* Task to complete *
Retype the opening lines of the listing below, ending with the line that contains "Chart.register(...registerables);", and leave out any pictures.
————
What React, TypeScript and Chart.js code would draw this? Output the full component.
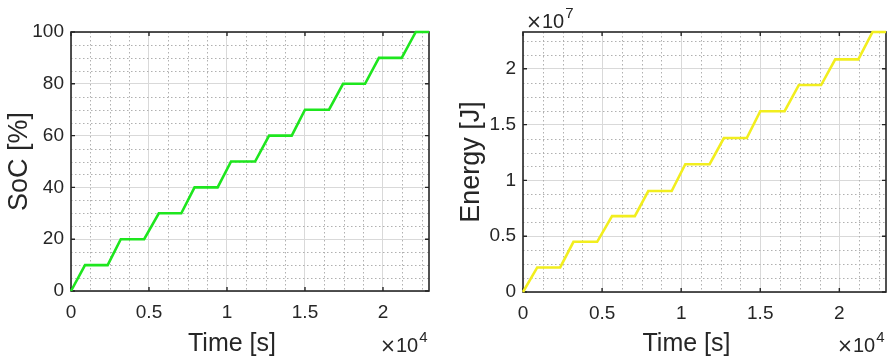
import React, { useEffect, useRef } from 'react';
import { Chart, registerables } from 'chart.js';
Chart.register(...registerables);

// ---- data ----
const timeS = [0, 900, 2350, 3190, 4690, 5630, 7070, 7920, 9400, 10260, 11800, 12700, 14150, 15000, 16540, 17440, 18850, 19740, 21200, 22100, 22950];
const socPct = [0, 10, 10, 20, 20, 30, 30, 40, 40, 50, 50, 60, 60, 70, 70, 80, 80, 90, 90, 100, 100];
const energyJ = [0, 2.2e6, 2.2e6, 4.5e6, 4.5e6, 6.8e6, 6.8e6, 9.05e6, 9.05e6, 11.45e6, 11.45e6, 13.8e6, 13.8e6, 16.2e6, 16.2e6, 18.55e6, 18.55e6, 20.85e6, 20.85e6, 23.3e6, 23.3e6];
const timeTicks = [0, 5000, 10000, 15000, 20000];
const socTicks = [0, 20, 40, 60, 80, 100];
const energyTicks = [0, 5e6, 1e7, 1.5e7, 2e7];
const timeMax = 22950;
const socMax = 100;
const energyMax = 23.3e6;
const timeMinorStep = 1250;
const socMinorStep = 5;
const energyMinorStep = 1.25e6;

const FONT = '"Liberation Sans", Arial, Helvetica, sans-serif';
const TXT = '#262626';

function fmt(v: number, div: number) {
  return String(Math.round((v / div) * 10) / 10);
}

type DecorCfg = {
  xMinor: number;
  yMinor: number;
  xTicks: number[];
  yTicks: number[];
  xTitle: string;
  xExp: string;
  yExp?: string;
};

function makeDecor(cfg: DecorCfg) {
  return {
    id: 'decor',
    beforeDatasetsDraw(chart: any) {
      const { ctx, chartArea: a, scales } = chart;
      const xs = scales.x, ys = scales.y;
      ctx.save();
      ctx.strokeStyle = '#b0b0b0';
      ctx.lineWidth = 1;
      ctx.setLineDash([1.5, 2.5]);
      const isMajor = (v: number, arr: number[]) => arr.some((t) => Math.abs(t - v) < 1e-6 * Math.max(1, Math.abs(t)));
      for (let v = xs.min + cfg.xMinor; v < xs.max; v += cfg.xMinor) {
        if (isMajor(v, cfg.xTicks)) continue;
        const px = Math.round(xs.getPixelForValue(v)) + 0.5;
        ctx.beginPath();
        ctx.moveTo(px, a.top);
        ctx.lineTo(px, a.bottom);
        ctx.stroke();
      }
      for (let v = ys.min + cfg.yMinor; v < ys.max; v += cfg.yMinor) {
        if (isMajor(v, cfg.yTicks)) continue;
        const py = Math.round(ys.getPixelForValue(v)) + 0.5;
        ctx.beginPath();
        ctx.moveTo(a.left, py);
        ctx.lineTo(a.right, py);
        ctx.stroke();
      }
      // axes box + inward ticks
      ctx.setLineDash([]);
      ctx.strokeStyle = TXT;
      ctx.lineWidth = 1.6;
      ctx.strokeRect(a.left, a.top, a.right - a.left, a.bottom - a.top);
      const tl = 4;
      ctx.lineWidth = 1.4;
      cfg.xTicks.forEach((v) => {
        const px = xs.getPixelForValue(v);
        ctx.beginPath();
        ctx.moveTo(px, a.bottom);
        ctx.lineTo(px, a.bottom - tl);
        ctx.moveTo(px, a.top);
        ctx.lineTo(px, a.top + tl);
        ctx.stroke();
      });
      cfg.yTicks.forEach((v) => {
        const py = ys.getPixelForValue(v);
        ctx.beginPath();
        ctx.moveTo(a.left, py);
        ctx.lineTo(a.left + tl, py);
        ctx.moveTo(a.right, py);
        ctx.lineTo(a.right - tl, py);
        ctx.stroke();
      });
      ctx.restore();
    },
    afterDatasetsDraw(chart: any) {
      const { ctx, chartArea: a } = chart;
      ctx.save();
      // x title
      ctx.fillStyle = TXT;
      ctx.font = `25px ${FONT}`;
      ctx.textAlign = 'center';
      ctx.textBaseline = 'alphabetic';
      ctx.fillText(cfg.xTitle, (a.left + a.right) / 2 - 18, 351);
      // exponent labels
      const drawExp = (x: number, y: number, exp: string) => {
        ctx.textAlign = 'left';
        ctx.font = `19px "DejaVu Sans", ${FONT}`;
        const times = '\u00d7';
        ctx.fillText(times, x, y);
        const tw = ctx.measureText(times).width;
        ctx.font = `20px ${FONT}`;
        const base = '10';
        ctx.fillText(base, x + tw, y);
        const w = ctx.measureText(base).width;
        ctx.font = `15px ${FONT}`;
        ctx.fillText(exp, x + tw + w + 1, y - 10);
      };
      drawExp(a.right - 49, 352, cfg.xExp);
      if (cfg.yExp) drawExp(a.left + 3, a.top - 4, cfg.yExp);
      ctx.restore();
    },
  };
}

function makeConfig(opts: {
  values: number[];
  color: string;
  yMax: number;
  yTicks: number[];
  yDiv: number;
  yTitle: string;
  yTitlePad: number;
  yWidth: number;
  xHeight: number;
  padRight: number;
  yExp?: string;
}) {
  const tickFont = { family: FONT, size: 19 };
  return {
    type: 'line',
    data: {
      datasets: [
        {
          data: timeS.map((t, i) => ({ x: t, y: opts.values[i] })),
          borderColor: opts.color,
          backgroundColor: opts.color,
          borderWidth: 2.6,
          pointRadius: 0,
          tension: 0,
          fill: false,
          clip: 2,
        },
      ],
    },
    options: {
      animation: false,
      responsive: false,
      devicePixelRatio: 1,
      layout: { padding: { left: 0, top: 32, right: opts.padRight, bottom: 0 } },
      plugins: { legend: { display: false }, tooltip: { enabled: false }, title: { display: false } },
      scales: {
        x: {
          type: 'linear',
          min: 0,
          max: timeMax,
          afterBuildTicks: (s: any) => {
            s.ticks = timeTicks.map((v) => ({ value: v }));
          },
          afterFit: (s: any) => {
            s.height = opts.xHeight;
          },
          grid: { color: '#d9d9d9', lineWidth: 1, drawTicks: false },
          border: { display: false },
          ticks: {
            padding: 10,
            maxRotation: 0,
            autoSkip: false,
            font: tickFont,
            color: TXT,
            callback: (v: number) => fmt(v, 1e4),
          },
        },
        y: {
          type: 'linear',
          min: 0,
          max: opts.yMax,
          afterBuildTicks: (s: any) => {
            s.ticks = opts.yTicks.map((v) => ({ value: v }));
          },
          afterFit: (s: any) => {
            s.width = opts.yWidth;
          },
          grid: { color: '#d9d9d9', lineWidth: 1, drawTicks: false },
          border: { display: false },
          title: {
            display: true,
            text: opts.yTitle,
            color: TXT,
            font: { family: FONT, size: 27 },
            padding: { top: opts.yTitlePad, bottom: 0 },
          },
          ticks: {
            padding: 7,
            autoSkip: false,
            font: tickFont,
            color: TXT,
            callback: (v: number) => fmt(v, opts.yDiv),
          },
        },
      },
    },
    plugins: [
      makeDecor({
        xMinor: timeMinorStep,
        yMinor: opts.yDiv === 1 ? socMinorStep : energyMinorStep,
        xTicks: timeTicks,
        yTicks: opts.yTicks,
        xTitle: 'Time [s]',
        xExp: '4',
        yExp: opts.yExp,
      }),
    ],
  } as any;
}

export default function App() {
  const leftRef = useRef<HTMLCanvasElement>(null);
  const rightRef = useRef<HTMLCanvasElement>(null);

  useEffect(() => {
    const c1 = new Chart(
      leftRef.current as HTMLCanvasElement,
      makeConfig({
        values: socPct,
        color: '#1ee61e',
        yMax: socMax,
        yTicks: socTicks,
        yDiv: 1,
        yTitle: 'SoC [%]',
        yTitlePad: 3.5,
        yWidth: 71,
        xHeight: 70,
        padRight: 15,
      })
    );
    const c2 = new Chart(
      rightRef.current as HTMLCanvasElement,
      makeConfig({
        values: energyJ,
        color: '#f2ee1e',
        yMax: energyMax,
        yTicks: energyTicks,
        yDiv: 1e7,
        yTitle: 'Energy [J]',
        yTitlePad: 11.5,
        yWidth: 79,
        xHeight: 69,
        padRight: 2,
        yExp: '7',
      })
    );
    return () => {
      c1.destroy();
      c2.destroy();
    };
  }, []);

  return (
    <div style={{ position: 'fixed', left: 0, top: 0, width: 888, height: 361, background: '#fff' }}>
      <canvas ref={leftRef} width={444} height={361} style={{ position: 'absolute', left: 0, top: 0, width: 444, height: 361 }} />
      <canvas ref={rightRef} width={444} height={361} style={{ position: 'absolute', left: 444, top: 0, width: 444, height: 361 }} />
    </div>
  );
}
————
* Answer to the problem *
What React, TypeScript and Chart.js code would draw this? Output the full component.
import React, { useEffect, useRef } from 'react';
import { Chart, registerables } from 'chart.js';
Chart.register(...registerables);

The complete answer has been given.